**WORK TO BE COMPLETED:**
Extract only the first line of the listing and every line after it up to and including the one with "const binWidth = 0.1001;". Omit the pictures.

** begin AVAILABLE DATA **

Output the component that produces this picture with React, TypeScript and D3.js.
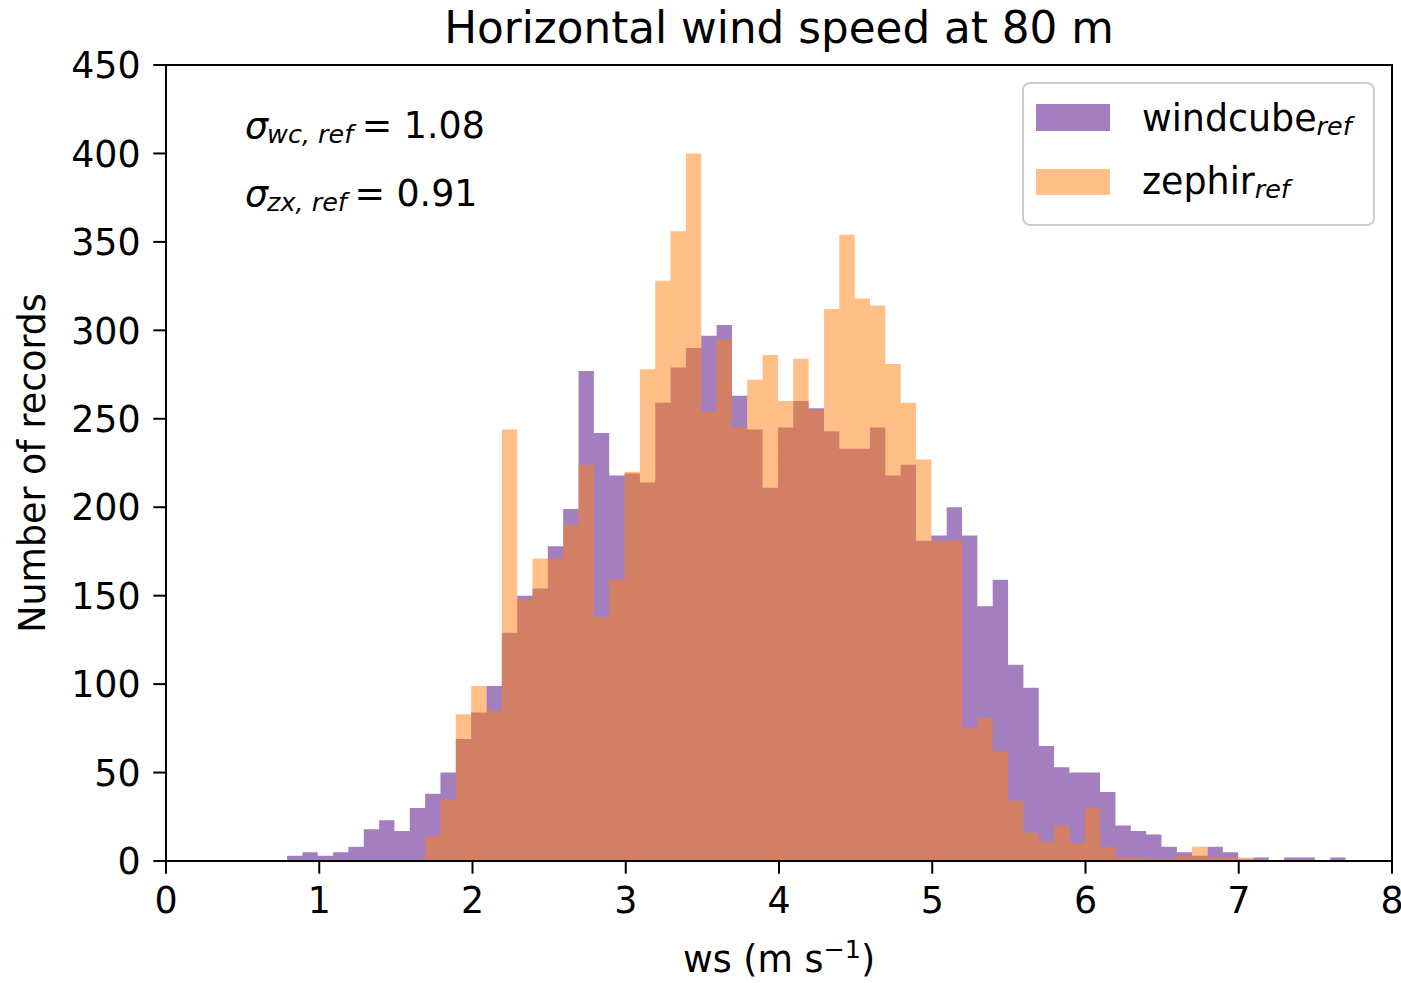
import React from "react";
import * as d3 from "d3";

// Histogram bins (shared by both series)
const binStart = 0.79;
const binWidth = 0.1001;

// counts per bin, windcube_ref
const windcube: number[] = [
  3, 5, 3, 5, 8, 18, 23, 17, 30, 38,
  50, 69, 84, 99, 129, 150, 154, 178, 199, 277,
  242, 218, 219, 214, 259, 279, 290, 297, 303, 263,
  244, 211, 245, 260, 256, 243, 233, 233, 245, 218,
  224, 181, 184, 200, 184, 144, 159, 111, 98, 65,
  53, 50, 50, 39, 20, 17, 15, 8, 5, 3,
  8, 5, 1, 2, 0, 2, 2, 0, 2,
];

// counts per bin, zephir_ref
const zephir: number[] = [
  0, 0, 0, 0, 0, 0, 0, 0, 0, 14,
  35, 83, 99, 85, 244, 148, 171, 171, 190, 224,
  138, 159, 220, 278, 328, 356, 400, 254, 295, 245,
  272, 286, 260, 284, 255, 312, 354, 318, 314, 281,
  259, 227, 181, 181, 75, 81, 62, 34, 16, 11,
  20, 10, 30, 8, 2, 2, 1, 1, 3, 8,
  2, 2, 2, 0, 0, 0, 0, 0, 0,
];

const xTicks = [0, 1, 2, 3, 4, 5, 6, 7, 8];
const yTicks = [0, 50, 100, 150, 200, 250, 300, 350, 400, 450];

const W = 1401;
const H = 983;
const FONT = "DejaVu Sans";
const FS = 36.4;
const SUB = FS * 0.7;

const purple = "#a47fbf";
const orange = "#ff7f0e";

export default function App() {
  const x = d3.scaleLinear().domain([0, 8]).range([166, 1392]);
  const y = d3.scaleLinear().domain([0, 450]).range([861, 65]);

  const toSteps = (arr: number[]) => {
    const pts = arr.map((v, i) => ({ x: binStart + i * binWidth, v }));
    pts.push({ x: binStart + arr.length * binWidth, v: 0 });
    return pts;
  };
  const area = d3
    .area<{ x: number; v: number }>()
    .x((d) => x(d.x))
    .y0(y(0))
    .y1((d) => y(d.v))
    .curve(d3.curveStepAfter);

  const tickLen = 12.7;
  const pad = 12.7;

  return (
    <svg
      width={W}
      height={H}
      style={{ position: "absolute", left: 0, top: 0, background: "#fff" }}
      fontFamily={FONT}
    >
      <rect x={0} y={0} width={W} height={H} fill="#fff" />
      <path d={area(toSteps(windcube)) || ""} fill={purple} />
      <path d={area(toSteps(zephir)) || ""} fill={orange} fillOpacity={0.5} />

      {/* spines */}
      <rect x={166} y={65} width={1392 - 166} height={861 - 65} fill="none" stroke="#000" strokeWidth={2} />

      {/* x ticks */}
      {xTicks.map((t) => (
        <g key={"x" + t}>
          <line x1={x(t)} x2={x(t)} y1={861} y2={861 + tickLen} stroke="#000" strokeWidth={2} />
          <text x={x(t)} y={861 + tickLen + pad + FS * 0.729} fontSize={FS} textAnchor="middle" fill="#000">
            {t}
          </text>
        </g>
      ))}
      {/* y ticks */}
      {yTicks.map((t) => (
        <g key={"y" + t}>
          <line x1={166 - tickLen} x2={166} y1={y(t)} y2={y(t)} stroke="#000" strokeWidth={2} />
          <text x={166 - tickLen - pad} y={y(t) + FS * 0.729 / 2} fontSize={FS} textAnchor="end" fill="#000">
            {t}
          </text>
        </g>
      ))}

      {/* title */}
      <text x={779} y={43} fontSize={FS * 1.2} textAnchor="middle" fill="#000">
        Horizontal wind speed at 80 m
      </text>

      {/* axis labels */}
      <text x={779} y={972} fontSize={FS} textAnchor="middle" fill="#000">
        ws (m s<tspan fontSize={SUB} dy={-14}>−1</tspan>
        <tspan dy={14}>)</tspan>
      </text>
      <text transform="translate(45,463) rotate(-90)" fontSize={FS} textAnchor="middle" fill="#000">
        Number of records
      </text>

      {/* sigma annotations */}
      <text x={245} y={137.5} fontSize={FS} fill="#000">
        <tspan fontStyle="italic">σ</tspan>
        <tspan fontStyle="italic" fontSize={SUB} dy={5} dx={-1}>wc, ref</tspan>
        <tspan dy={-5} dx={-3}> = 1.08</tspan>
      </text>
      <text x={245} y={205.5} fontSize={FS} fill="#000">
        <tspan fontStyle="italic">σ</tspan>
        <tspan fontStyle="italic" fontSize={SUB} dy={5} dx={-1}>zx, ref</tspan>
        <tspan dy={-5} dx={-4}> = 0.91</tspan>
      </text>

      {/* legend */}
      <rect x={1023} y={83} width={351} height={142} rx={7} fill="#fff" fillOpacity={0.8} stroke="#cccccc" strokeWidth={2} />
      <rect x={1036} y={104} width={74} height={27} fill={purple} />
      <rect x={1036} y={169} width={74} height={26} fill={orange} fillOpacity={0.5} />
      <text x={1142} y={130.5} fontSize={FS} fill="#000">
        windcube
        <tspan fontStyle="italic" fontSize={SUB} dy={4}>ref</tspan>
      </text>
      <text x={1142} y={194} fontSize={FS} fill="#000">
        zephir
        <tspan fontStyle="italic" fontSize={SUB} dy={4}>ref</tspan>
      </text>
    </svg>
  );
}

** end AVAILABLE DATA **

**TASK ANSWER:**
Output the component that produces this picture with React, TypeScript and D3.js.
import React from "react";
import * as d3 from "d3";

// Histogram bins (shared by both series)
const binStart = 0.79;
const binWidth = 0.1001;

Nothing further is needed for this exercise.